> Your goal: Identify the lines that include the word "matplotlib", then copy all of them.

> Material:
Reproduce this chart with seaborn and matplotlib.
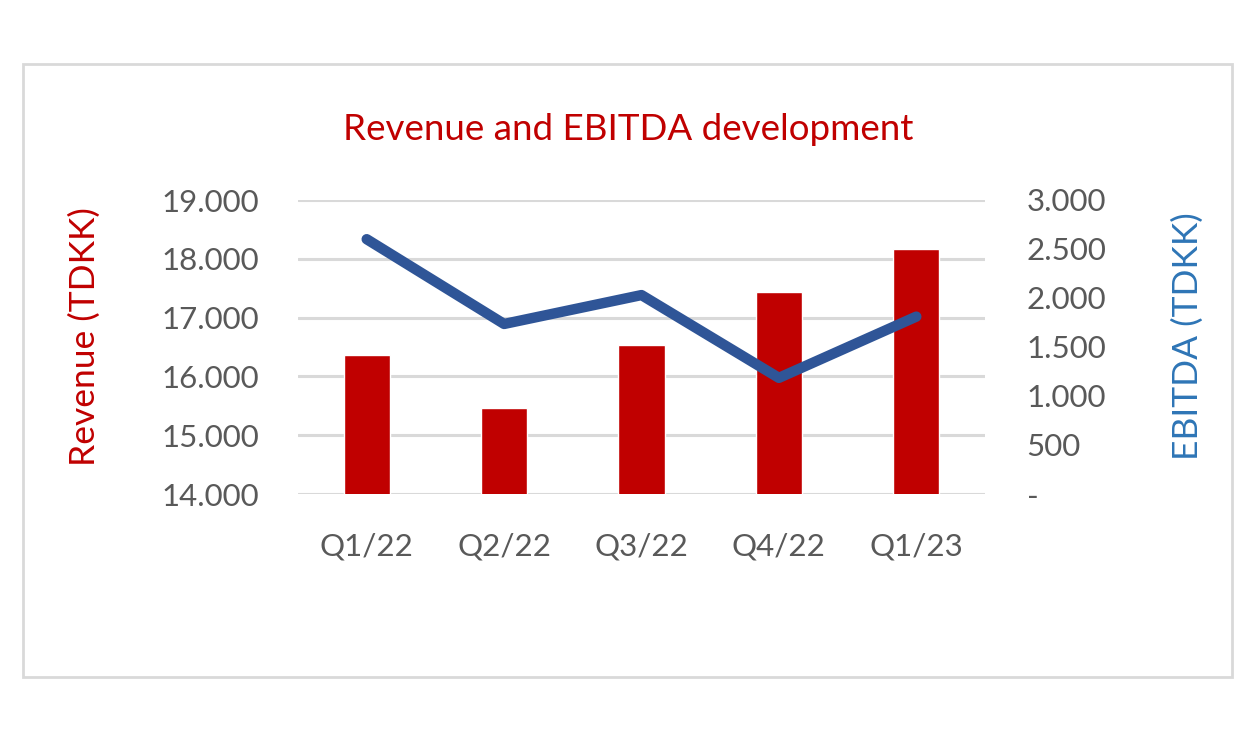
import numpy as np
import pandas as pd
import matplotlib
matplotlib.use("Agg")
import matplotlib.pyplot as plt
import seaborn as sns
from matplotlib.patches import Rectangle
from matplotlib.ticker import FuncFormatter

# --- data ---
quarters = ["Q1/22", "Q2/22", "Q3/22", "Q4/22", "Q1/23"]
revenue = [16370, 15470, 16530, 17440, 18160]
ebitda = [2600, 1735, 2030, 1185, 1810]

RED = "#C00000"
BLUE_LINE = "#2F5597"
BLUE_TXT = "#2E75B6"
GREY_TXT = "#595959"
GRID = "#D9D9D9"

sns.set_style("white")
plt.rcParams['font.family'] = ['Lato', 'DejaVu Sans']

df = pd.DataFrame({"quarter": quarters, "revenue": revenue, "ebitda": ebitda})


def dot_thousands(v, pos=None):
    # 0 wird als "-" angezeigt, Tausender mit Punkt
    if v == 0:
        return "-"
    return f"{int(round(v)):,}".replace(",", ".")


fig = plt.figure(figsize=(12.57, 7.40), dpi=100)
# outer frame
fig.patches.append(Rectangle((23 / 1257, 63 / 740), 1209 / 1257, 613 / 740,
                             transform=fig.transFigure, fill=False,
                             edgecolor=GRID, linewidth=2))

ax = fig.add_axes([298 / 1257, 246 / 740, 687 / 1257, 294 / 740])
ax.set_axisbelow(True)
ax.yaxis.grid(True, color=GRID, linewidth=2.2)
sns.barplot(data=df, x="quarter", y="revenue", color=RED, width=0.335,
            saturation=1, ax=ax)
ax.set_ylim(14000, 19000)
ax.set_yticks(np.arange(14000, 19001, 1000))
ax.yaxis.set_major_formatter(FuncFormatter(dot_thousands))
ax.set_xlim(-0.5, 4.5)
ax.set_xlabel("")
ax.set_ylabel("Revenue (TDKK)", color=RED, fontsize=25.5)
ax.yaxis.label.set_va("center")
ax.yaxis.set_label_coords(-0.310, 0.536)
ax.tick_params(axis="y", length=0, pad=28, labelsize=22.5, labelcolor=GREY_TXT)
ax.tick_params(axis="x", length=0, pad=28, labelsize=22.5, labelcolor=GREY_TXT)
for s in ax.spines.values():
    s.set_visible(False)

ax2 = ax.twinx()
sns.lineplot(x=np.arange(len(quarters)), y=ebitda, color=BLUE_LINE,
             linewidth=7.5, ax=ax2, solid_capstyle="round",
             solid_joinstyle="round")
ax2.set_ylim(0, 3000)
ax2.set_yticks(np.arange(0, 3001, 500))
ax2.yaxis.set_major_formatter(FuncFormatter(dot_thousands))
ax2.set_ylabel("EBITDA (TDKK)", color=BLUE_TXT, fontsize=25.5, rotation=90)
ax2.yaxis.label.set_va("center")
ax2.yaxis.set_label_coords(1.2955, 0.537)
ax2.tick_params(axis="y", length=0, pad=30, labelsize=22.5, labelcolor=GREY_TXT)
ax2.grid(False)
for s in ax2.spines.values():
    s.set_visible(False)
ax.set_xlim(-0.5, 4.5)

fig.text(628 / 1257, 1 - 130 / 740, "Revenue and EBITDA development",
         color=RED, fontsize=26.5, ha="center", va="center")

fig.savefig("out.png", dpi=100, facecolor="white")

> Answer to this task:
Reproduce this chart with seaborn and matplotlib.
import matplotlib
matplotlib.use("Agg")
import matplotlib.pyplot as plt
from matplotlib.patches import Rectangle
from matplotlib.ticker import FuncFormatter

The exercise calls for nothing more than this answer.